Trois personnages au bord du gouffre, chacun à sa manière. Issus de milieux écartelés, pris dans des trajectoires singulières, ils vont cependant se retrouver tous trois dans le même appartement parisien, aussi vaste que sombre, en une sorte de huis-clos auquel même l'extérieur ne permet pas d'échapper, puisque les rues du nord de Paris créent un maillage serré au sein duquel les créatures sont prises comme dans une nasse.
Propriétaire du grand appartement, Monsieur Kieffer, courageusement interprété par Philippe Laudenbach - que l'on est heureux de retrouver bien d'aplomb sur ses deux pieds dans "Gaz de France" -, requiert des soins attentifs, puisqu'il se voit cloué dans son lit, presque totalement paralysé des jambes.

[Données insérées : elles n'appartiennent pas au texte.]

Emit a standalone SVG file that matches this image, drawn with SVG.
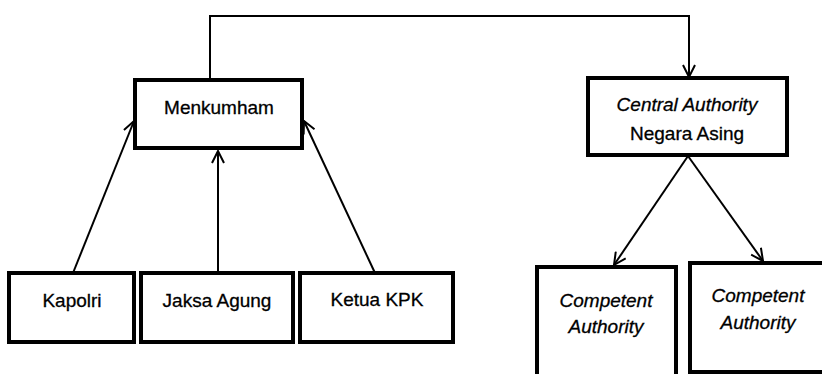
<svg xmlns="http://www.w3.org/2000/svg" width="822" height="374" viewBox="0 0 822 374">
<defs>
<style>
.box{fill:#fff;stroke:#000;stroke-width:4}
.lbl{font-family:"Liberation Sans",Arial,sans-serif;font-size:19px;fill:#000;stroke:#000;stroke-width:0.3;text-anchor:middle}
.it{font-style:italic}
.con{fill:none;stroke:#000;stroke-width:2}
</style>
<marker id="arr" viewBox="0 0 14 14" refX="13" refY="7" markerWidth="14" markerHeight="14" markerUnits="userSpaceOnUse" orient="auto">
<path d="M1,1 L13,7 L1,13" fill="none" stroke="#000" stroke-width="2"/>
</marker>
</defs>
<rect width="822" height="374" fill="#fff"/>
<g id="connectors">
<path class="con" d="M210,80 L210,16 L689,16 L689,77" marker-end="url(#arr)"/>
<path class="con" d="M73,273 L134,121" marker-end="url(#arr)"/>
<path class="con" d="M218,273 L218,151" marker-end="url(#arr)"/>
<path class="con" d="M375,273 L304,121" marker-end="url(#arr)"/>
<path class="con" d="M688,156 L614,265" marker-end="url(#arr)"/>
<path class="con" d="M688,156 L763,261" marker-end="url(#arr)"/>
</g>
<g id="menkumham">
<rect class="box" x="135" y="80" width="167" height="68"/>
<text class="lbl" x="219" y="114">Menkumham</text>
</g>
<g id="central-authority">
<rect class="box" x="588" y="78" width="199" height="77"/>
<text class="lbl it" x="687" y="111">Central Authority</text>
<text class="lbl" x="687" y="140">Negara Asing</text>
</g>
<g id="kapolri">
<rect class="box" x="9" y="273" width="125" height="69"/>
<text class="lbl" x="72" y="307">Kapolri</text>
</g>
<g id="jaksa-agung">
<rect class="box" x="141" y="273" width="152" height="69"/>
<text class="lbl" x="217" y="307">Jaksa Agung</text>
</g>
<g id="ketua-kpk">
<rect class="box" x="300" y="273" width="153" height="69"/>
<text class="lbl" x="377" y="306">Ketua KPK</text>
</g>
<g id="competent-1">
<rect class="box" x="537" y="267" width="139" height="120"/>
<text class="lbl it" x="606" y="307">Competent</text>
<text class="lbl it" x="606" y="333">Authority</text>
</g>
<g id="competent-2">
<rect class="box" x="690" y="263" width="150" height="109"/>
<text class="lbl it" x="758" y="302">Competent</text>
<text class="lbl it" x="758" y="329">Authority</text>
</g>
</svg>
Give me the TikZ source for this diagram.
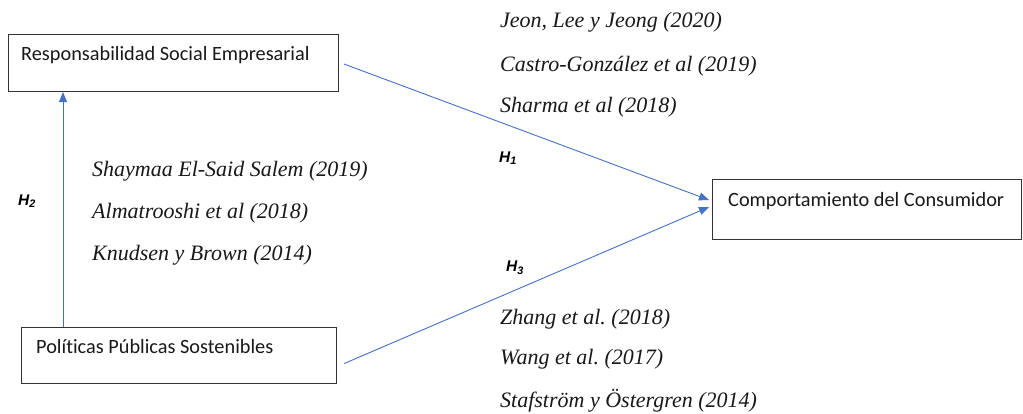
\documentclass[tikz,border=0pt]{standalone}
\usepackage{fontspec}
\setmainfont{Liberation Serif}
\newfontfamily\boxfont[Ligatures=NoCommon]{Carlito}
\newfontfamily\hfont{Liberation Sans}
\usetikzlibrary{arrows.meta}
\definecolor{linkblue}{HTML}{4472C4}
\definecolor{boxgray}{HTML}{333333}
\frenchspacing
\tikzset{
  box/.style={draw=boxgray, line width=1.1pt, rectangle, inner sep=0pt, anchor=north west},
  boxlabel/.style={anchor=base west, inner sep=0pt, font=\boxfont\fontsize{20.3}{23}\selectfont, text=black!90},
  ref/.style={anchor=base west, inner sep=0pt, font=\itshape\fontsize{22}{25}\selectfont, text=black!90},
  hyp/.style={anchor=center, inner sep=0pt, font=\hfont\bfseries\itshape\fontsize{15.5}{18}\selectfont},
  link/.style={draw=linkblue, line width=0.9pt, -{Triangle[length=10pt,width=8pt]}},
}
\begin{document}
\begin{tikzpicture}[x=1pt,y=-1pt]
  \useasboundingbox (0,0) rectangle (1023,413);
  \fill[white] (0,0) rectangle (1023,413);

  % constructs
  \node[box, minimum width=330pt, minimum height=57pt] (rse) at (8,34) {};
  \node[boxlabel] (rsetext) at (21,60) {Responsabilidad Social Empresarial};

  \node[box, minimum width=315pt, minimum height=56pt] (pps) at (21,327) {};
  \node[boxlabel] (ppstext) at (36,353) {Políticas Públicas Sostenibles};

  \node[box, minimum width=309pt, minimum height=60pt] (cc) at (712,179) {};
  \node[boxlabel] (cctext) at (728,206) {Comportamiento del Consumidor};

  % hypotheses
  \coordinate (h1end) at (709,200);
  \coordinate (h3end) at (709,207);
  \draw[link] ([xshift=5pt,yshift=-1pt]rse.east) -- (h1end);
  \draw[link] ([xshift=7pt,yshift=-8pt]pps.east) -- (h3end);
  \draw[link] (pps.north -| 63,0) -- (rse.south -| 63,0);

  \node[hyp] (h1) at (508,158) {H\textsubscript{1}};
  \node[hyp] (h2) at (27,201) {H\textsubscript{2}};
  \node[hyp] (h3) at (515,268) {H\textsubscript{3}};

  % supporting references
  \node[ref] (r1) at (500,27) {Jeon, Lee y Jeong (2020)};
  \node[ref] (r2) at (500,71) {Castro-González et al (2019)};
  \node[ref] (r3) at (500,112) {Sharma et al (2018)};

  \node[ref] (r4) at (92,176) {Shaymaa El-Said Salem (2019)};
  \node[ref] (r5) at (92,218) {Almatrooshi et al (2018)};
  \node[ref] (r6) at (92,260) {Knudsen y Brown (2014)};

  \node[ref] (r7) at (500,324) {Zhang et al. (2018)};
  \node[ref] (r8) at (500,364) {Wang et al. (2017)};
  \node[ref] (r9) at (500,407) {Stafström y Östergren (2014)};
\end{tikzpicture}
\end{document}
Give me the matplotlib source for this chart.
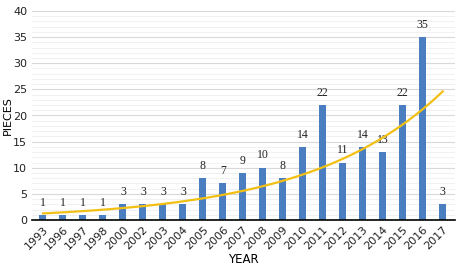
import numpy as np
import matplotlib
matplotlib.use("Agg")
import matplotlib.pyplot as plt
from matplotlib.ticker import MultipleLocator

# 연도별 건수
years = ["1993", "1996", "1997", "1998", "2000", "2002", "2003", "2004", "2005", "2006",
         "2007", "2008", "2009", "2010", "2011", "2012", "2013", "2014", "2015", "2016", "2017"]
pieces = [1, 1, 1, 1, 3, 3, 3, 3, 8, 7, 9, 10, 8, 14, 22, 11, 14, 13, 22, 35, 3]

bar_color = "#4a7ec0"
trend_color = "#f2c014"

fig = plt.figure(figsize=(4.57, 2.75), dpi=100)
ax = fig.add_axes([0.07, 0.2, 0.925, 0.76])

x = np.arange(len(years))
ax.bar(x, pieces, width=0.35, color=bar_color, zorder=3)

# 값 라벨
for xi, v in zip(x, pieces):
    ax.text(xi, v + 1.2, str(v), ha="center", va="bottom", fontsize=8.5,
            family="Liberation Serif", color="#222222", zorder=4)

# 지수 추세선 (엑셀 방식)
n = np.arange(1, len(pieces) + 1)
b, ln_a = np.polyfit(n, np.log(pieces), 1)
xs = np.linspace(1, len(pieces), 200)
ax.plot(xs - 1, np.exp(ln_a + b * xs), color=trend_color, lw=1.6, zorder=5)

ax.set_xlim(-0.55, 20.6)
ax.set_ylim(0, 40)
ax.yaxis.set_major_locator(MultipleLocator(5))
ax.yaxis.set_minor_locator(MultipleLocator(1))
ax.grid(axis="y", which="major", color="#d9d9d9", lw=0.8, zorder=0)
ax.grid(axis="y", which="minor", color="#efefef", lw=0.6, zorder=0)

ax.set_xticks(x)
ax.set_xticklabels(years, rotation=45, ha="right", rotation_mode="anchor", fontsize=8)
ax.tick_params(axis="both", length=0, labelsize=8, colors="#222222")
ax.tick_params(axis="x", pad=3, labelsize=8)
ax.tick_params(axis="y", which="minor", length=0)

for s in ["top", "right", "left"]:
    ax.spines[s].set_visible(False)
ax.spines["bottom"].set_color("black")
ax.spines["bottom"].set_linewidth(1.2)
ax.spines["bottom"].set_zorder(6)

ax.set_ylabel("PIECES", fontsize=8, labelpad=0)
ax.set_xlabel("YEAR", fontsize=8.5, labelpad=1)

fig.savefig("out.png", dpi=100)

Il dépend donc intégralement de Lin Aiyu, jeune chinoise clandestine qu'il loge et abrite en échange des soins qu'elle lui prodigue, et qui dépend ainsi non moins absolument de lui.
Survient un personnage inattendu, aux abois : le voisin d'en face, venu se réfugier par la force dans ce lieu, depuis lequel il peut surveiller son propre appartement et les malfrats qui ont entrepris de le fouiller puis de le vider, en guise de premier remboursement d'une dette dont on ne connaîtra jamais l'origine.
Comment chacun parviendra-t-il à progresser vers le but qu'il s'est fixé, but absolument propre et parfois incompatible avec celui de ses compagnons d'enfermement ? Survivre le plus paisiblement et agréablement possible, en ce qui concerne Monsieur Kieffer ; obtenir des papiers et un autre métier que celui de prostituée, pour Lin Aiyu ; s'acquitter de sa dette et renouer avec une vie libre, pour le jeune homme traqué. Jetée au milieu de ce jeu, comme un chien fou, une jeune ado, fille de Lin Aiyu, risque fort de brouiller les cartes en cherchant à chaparder sa part de jouissance...
Grâce à l'interprétation sensible des acteurs, par les éclairages, une maîtrise subtile de l'alternance entre les teintes ternes de l'appartement, les couleurs chaudes des mondes nocturnes et les coloris froids du petit matin, Naël Marandin parvient à créer un univers signifiant, polarisé, dans un monde qui pourrait paraître avoir perdu le nord. C'est cette préservation d'une cartographie mentale qui permettra à sa marcheuse de ne pas se perdre totalement dans sa quête.